ALLIED CORPORATION, as a participant in HUD’s Direct Endorsement Lender program, underwrote FHA-insured mortgage loans. For each FHA-insured mortgage loan, ALLIED CORPORATION was required to certify to HUD that the loan was underwritten according to HUD’s guidelines. Those guidelines ensure that FHA-insured loans are made only to borrowers who can repay them, thereby seeking to avoid losses to HUD’s FHA insurance fund and foreclosures on borrowers’ homes. ALLIED CORPORATION, however, recklessly underwrote and certified at least 1,192 loans for FHA insurance that were ineligible for insurance under HUD’s guidelines. This fraudulent misconduct resulted in losses to HUD of $85,612,643 when those loans defaulted.
To compound matters, ALLIED and HODGE operated a dysfunctional quality control program and lied to HUD about it. HUD requires lenders participating in its programs to timely perform quality control audits of their FHA loans to identify and correct systemic problems, including underwriting problems. ALLIED, however, employed only a handful of quality control employees to review loans from as many as 600 branch offices.

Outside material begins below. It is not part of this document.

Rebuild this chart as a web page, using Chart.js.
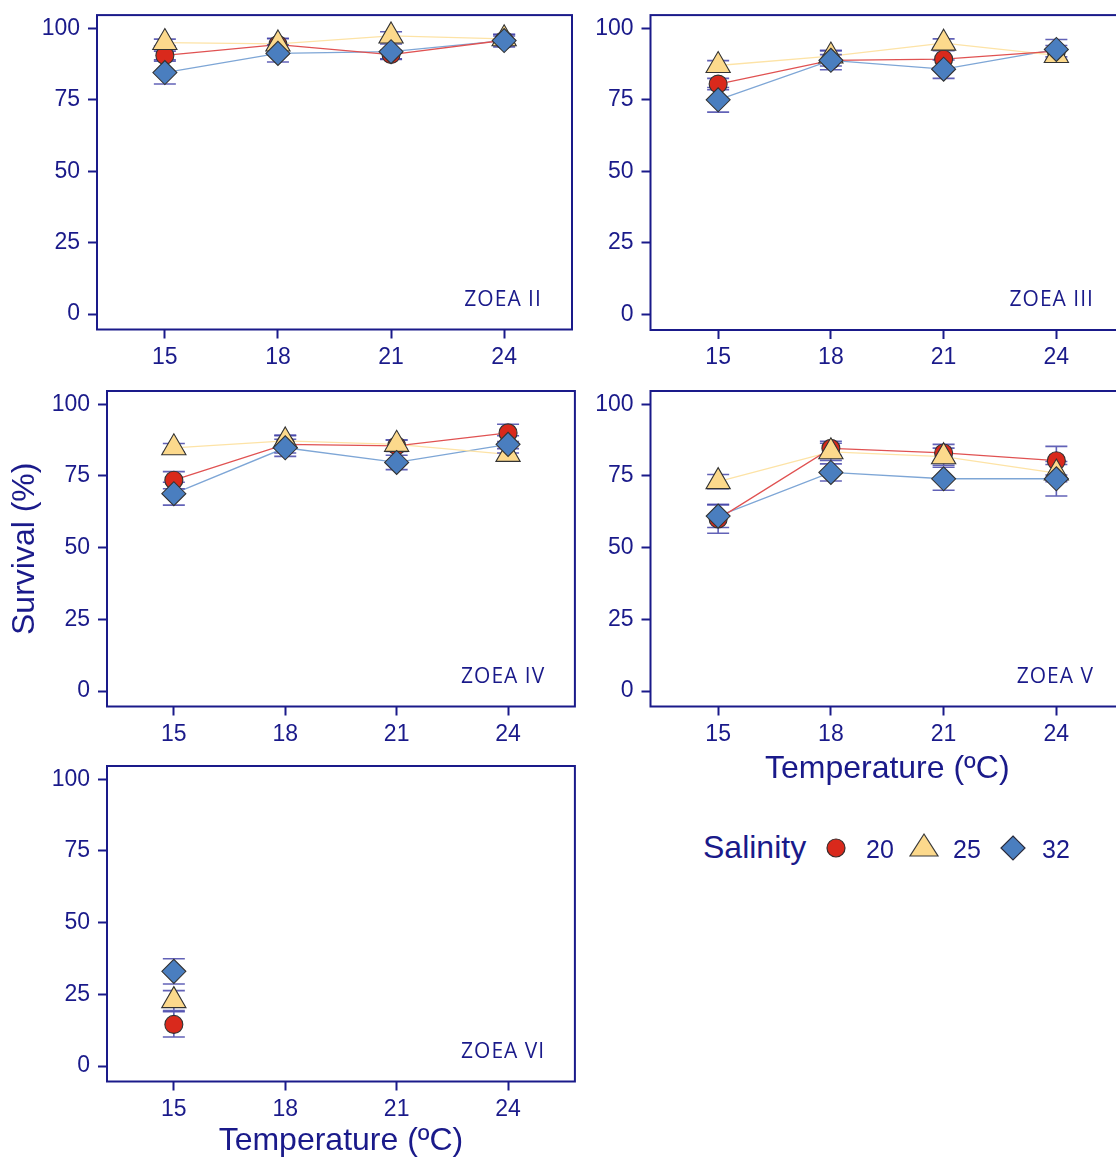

Many of those employees were unqualified to audit FHA-insured loans. In addition, HODGE personally directed his employees to falsify quality control reports to give the impression that required reviews had been performed, when in fact they had not. When HUD auditors later asked for those quality control reports, ALLIED provided the falsified reports. ALLIED and HODGE also falsely certified to HUD on an annual basis that ALLIED was in compliance with HUD’s quality control requirements.
The United States filed a complaint-in-intervention in this lawsuit in November 2011. At that time, the action was pending as a qui tam whistleblower lawsuit in the United States District Court for the Southern District of New York. In September 2012, the action was transferred to the United States District Court for the Southern District of Texas.
Mr. Bharara and Mr. Magidson thanked HUD’s Office of General Counsel and HUD-OIG for their extraordinary assistance with this case.